Comme si le temps s’était figé pendant 30 ans. En 1995, Mathieu Kassovitz a sorti son film culte en noir et blanc, « la Haine », décrivant la dure réalité des banlieues françaises.
Trois décennies plus tard, le réalisateur français a adapté son film à la scène dans un spectacle au titre évocateur : « La haine, jusqu’ici rien n’a changé ».
Produit par le franco-algérien Farid Benlagha, le spectacle a été bien accueilli par la critique.
Les représentations ont commencé durant ce mois d’octobre 2024 à la salle de spectacle parisienne La scène musicale. Une tournée dans toute la France est prévue.
La critique est élogieuse comme elle fut pour le film primé par le César du meilleur film en 1995.
La vie en banlieue de Paris et les face-à-face avec les forces de l’ordre sont reproduits sur scène sur fond de chorégraphies et de genres musicaux variés, rythmes maghrébins, hip-hop, électronique, symphonique et évidemment l’inévitable rap, à l’époque balbutiant, aujourd’hui ultra populaire.
Les changements apportés sont dictés par la nature de l’œuvre, qui passe du film cinématographique au spectacle sur scène, et par l’évolution technologique qui a introduit des éléments nouveaux dans la vie des gens qu’on ne peut ignorer dans un scénario censé se dérouler en 2024.
Exemple, il n’y avait pas à l’époque le téléphone portable aujourd’hui omniprésent.
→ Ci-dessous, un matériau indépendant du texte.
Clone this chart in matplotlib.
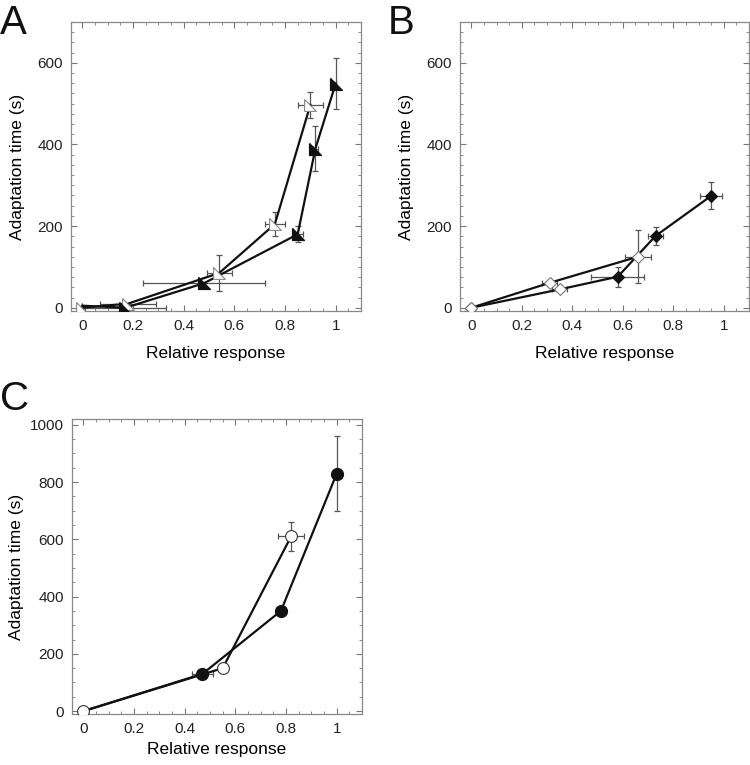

L’intelligence artificielle est une autre nouveauté, de même que quelques noms qui dominent aujourd’hui la vie publique et qui n’étaient pas encore nés à la sortie du film, comme Jordan Bardella, Kylian Mbappé ou Aya Nakamura.
Côté artistique, Kassovitz a innové en introduisant un tapis roulant sur scène et autres effets 3D.
En trente ans, seuls les décors ont changé en France. Pour le reste, dans le fond, rien n’a véritablement bougé. C’est le message politique qu’a voulu faire passer le réalisateur qui n’a pas eu à trop revisiter son scénario. La vie en banlieues françaises est un éternel recommencement.
« La haine, jusqu’ici rien n’a changé », ou le temps figé des banlieues françaises
En 1995, le scénario du film tournait autour d’une émeute qui a suivi une bavure policière. Passé à tabac par des agents de l’ordre, un jeune s’est retrouvé entre la vie et la mort.
Ses copains ont déclenché une émeute pendant laquelle un policier perdra son pistolet, un colt Smith & Wesson…
Au cœur de tout cela, les pérégrinations de trois copains d’une cité des Yvelines, Saïd, Vinz et Hubert.
Entre le film et le spectacle de Mathieu Kassovitz, des émeutes similaires, il y en a eu plusieurs. Les dernières ont date sont celles déclenchées à Paris et dans plusieurs villes françaises après le meurtre du jeune Nahel Merzouk par un policier au cours d’un contrôle routier en juin 2023.
Trois décennies au cours desquelles les politiques ont disserté sur l’intégration, proposé des solutions et promis d’en finir avec la marginalisation des quartiers pauvres.
Rien que par son titre, le spectacle vient rappeler que “jusqu’ici, rien n’a changé”. Une autre manière de faire un clin d’œil au présent et de signifier à tous que rien n’a été fait.
L’autre message de l’œuvre est que la haine, la violence et l’exclusion sont des maux qui transcendent les époques, les pays et même les continents.
En ouverture du spectacle, le réalisateur a introduit un générique en noir et blanc montrant des images de violences policières et des mouvements qu’elles ont déclenchées en France et aux États-Unis.
George Floyd, le mouvement Black Lives Matter, justice pour Adama ou encore les émeutes qui ont suivi la mort de Nahel y sont représentés.
Autre clin d’oeil au présent, une femme voilée s’est ajoutée aux personnages principaux. Le spectacle se termine sur cette sentence profonde qui a fait se lever le public lors des premières représentations : “On n’ouvre pas la porte du vivre-ensemble avec une clé d’étranglement.”
Les acteurs aussi ont eu leur part d’éloges. Alexander Ferrario (Vinz), Samy Belkessa Saïd et le rappeur Alivar (Hubert) ont été unanimement salués pour avoir réussi le pari de remplacer le trio de choc du film de 1995, Vincent Cassel, Saïd Taghmaoui et Hubert Koundé.